At 4am on May 25th, 1915, a 28cm gun on Monte Toraro fired at Serrada from a distance of 5.7mi. From May to October 1915, the Italians fired 4229 28cm shells, in which Serrada was moderately damaged. However, the postern was destroyed on June 9th, 1915. Despite the frequent shelling, the only shell holes in the fort were confined to the postern. The pre-armor of T.H No.I was hit, but the shell was a dud. The dome of turret No.II was hit, but this only caused a 11cm deep dent. The rotating observation dome was hit, and was inoperable for 4 days. Over the entire war, Serrada shot 26,103 10cm shells. At the start of the shelling, the protection for the armored domes were placed outside the fort to deceive the Italians as to the location of the guns. Fort Serrada wasn't shelled as heavily as Forts Verle and Lusern, and didn't incur as much damage because the massive 30.5cm (12in) mortars weren't used against it. The fort was also never attacked by Italian infantry.

== Post-war to today ==
In July 1931, the fort was used to test how to build sturdy fortifications that can withstand heavy artillery by the Italian Army.

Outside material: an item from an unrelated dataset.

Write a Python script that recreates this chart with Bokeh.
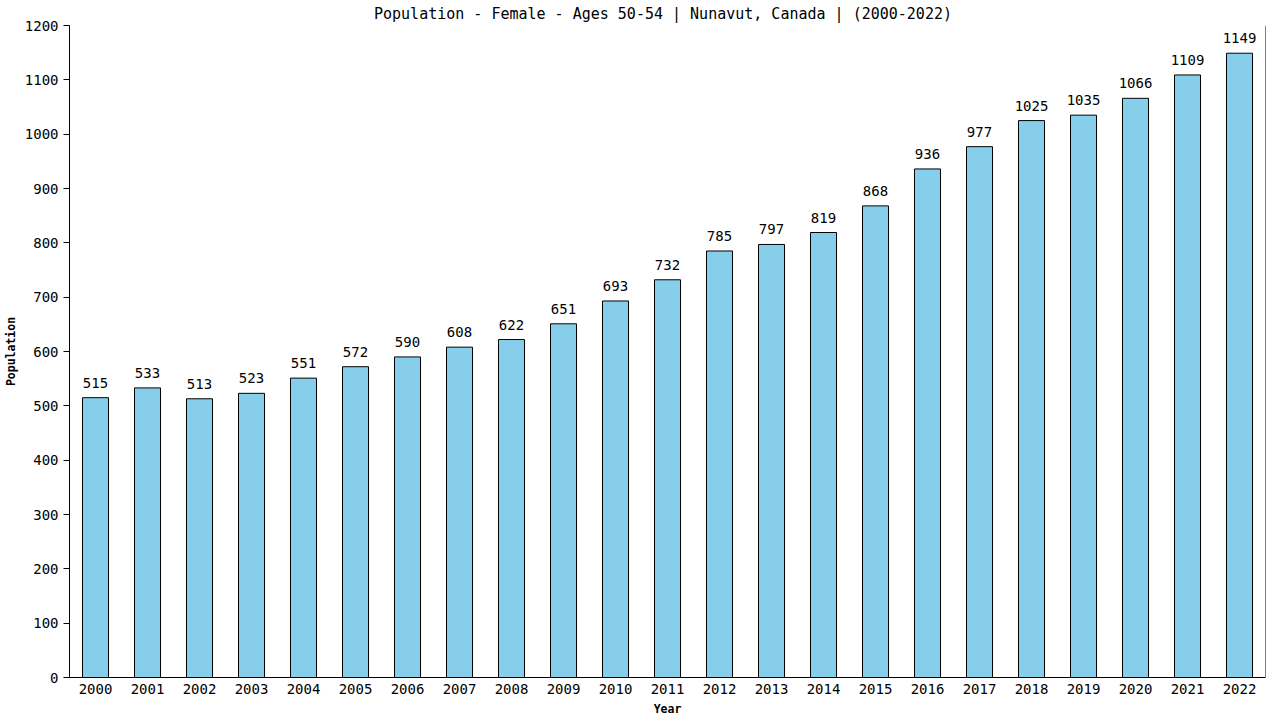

The findings were used in constructing the Alpine Wall, a series of fortifications built along the French, Swiss, Austrian, and Yugoslav borders. Despite the shelling in 1931, Fort Serrada was mostly intact because it wasn't shelled as intensely as Forts Lusern and Verle. In 1935 the fort was scrapped for steel using explosives, causing more damage than was suffered in the war. Despite this the fort was and is still in good condition and can be entered. The fort can be visited via cable car from Rifugio Biata Tonda on the Martinella, which is 5,300ft above sea level.